╔══

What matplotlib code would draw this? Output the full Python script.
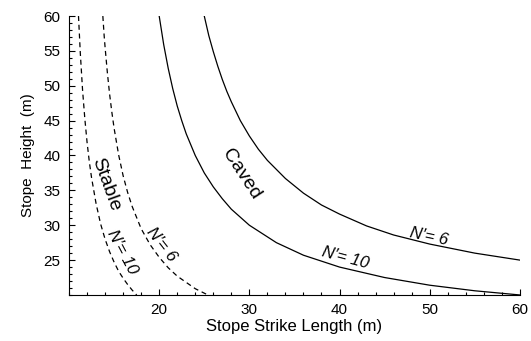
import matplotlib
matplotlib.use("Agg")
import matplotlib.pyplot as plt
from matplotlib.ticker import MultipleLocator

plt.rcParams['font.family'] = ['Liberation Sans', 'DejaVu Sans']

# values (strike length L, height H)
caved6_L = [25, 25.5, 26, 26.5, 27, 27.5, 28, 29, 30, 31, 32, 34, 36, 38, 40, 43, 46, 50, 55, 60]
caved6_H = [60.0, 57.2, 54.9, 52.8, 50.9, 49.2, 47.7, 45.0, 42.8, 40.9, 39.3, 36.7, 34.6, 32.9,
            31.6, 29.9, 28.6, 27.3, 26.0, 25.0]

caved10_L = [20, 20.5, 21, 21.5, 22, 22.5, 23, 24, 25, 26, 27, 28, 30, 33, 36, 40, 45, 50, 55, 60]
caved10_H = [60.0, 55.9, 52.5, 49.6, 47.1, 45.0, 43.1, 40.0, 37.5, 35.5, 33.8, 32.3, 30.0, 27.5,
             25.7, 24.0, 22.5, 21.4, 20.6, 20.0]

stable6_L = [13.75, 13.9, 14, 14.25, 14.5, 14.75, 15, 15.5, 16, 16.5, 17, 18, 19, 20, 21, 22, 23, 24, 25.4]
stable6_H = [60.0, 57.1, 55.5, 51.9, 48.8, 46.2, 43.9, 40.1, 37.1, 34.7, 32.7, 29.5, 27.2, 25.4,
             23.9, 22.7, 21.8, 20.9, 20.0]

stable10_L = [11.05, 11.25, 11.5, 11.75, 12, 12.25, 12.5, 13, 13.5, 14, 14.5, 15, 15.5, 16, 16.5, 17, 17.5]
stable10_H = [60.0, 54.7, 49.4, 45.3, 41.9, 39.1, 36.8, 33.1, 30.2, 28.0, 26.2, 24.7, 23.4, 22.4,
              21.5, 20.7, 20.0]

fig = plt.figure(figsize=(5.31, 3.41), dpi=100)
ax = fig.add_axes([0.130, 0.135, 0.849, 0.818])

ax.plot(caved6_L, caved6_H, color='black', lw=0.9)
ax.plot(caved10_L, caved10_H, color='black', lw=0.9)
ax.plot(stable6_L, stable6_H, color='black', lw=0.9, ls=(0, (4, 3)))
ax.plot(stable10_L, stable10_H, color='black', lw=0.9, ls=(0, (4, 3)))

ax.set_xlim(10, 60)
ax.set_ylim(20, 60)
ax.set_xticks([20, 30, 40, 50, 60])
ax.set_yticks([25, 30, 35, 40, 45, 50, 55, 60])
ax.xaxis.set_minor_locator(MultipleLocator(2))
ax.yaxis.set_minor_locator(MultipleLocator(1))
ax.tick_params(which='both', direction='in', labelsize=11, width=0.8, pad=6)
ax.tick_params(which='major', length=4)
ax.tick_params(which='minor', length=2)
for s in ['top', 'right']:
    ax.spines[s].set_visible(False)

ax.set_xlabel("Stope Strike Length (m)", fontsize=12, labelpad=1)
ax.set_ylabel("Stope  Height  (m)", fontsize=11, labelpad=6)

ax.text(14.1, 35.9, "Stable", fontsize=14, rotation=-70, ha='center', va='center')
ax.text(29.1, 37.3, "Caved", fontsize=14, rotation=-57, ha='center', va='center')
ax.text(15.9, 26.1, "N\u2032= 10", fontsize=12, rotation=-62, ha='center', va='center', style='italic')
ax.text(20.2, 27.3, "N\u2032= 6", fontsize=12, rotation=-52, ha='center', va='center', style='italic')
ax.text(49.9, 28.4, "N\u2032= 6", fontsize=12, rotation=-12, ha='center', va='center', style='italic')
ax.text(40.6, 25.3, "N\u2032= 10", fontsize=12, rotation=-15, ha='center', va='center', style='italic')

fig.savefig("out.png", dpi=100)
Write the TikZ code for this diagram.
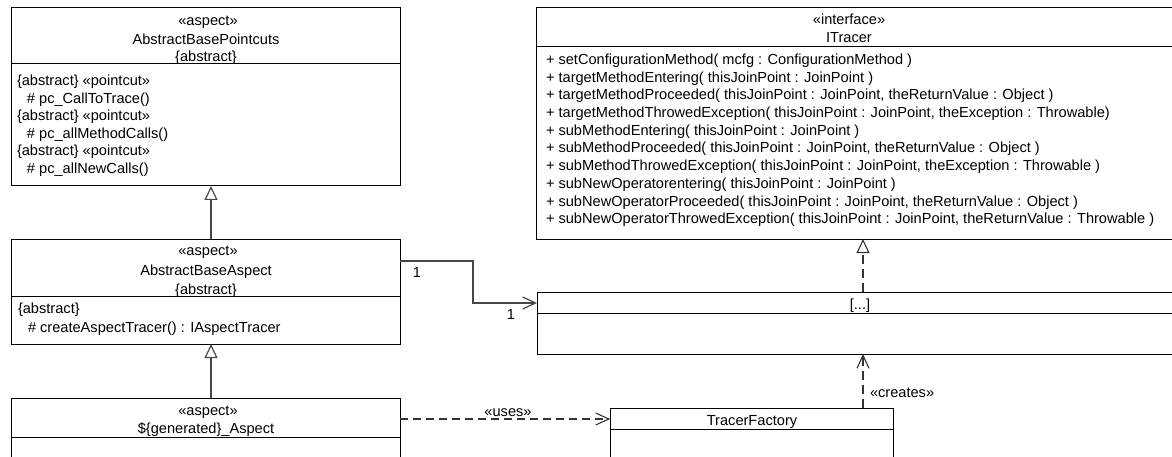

╚══

YOUR TASK: Begin with the first line of the entries above and write out each line exactly, ending with the line containing "21.5, 20.7, 20.0]". Leave out pictures.

EXPECTED ANSWER:
What matplotlib code would draw this? Output the full Python script.
import matplotlib
matplotlib.use("Agg")
import matplotlib.pyplot as plt
from matplotlib.ticker import MultipleLocator

plt.rcParams['font.family'] = ['Liberation Sans', 'DejaVu Sans']

# values (strike length L, height H)
caved6_L = [25, 25.5, 26, 26.5, 27, 27.5, 28, 29, 30, 31, 32, 34, 36, 38, 40, 43, 46, 50, 55, 60]
caved6_H = [60.0, 57.2, 54.9, 52.8, 50.9, 49.2, 47.7, 45.0, 42.8, 40.9, 39.3, 36.7, 34.6, 32.9,
            31.6, 29.9, 28.6, 27.3, 26.0, 25.0]

caved10_L = [20, 20.5, 21, 21.5, 22, 22.5, 23, 24, 25, 26, 27, 28, 30, 33, 36, 40, 45, 50, 55, 60]
caved10_H = [60.0, 55.9, 52.5, 49.6, 47.1, 45.0, 43.1, 40.0, 37.5, 35.5, 33.8, 32.3, 30.0, 27.5,
             25.7, 24.0, 22.5, 21.4, 20.6, 20.0]

stable6_L = [13.75, 13.9, 14, 14.25, 14.5, 14.75, 15, 15.5, 16, 16.5, 17, 18, 19, 20, 21, 22, 23, 24, 25.4]
stable6_H = [60.0, 57.1, 55.5, 51.9, 48.8, 46.2, 43.9, 40.1, 37.1, 34.7, 32.7, 29.5, 27.2, 25.4,
             23.9, 22.7, 21.8, 20.9, 20.0]

stable10_L = [11.05, 11.25, 11.5, 11.75, 12, 12.25, 12.5, 13, 13.5, 14, 14.5, 15, 15.5, 16, 16.5, 17, 17.5]
stable10_H = [60.0, 54.7, 49.4, 45.3, 41.9, 39.1, 36.8, 33.1, 30.2, 28.0, 26.2, 24.7, 23.4, 22.4,
              21.5, 20.7, 20.0]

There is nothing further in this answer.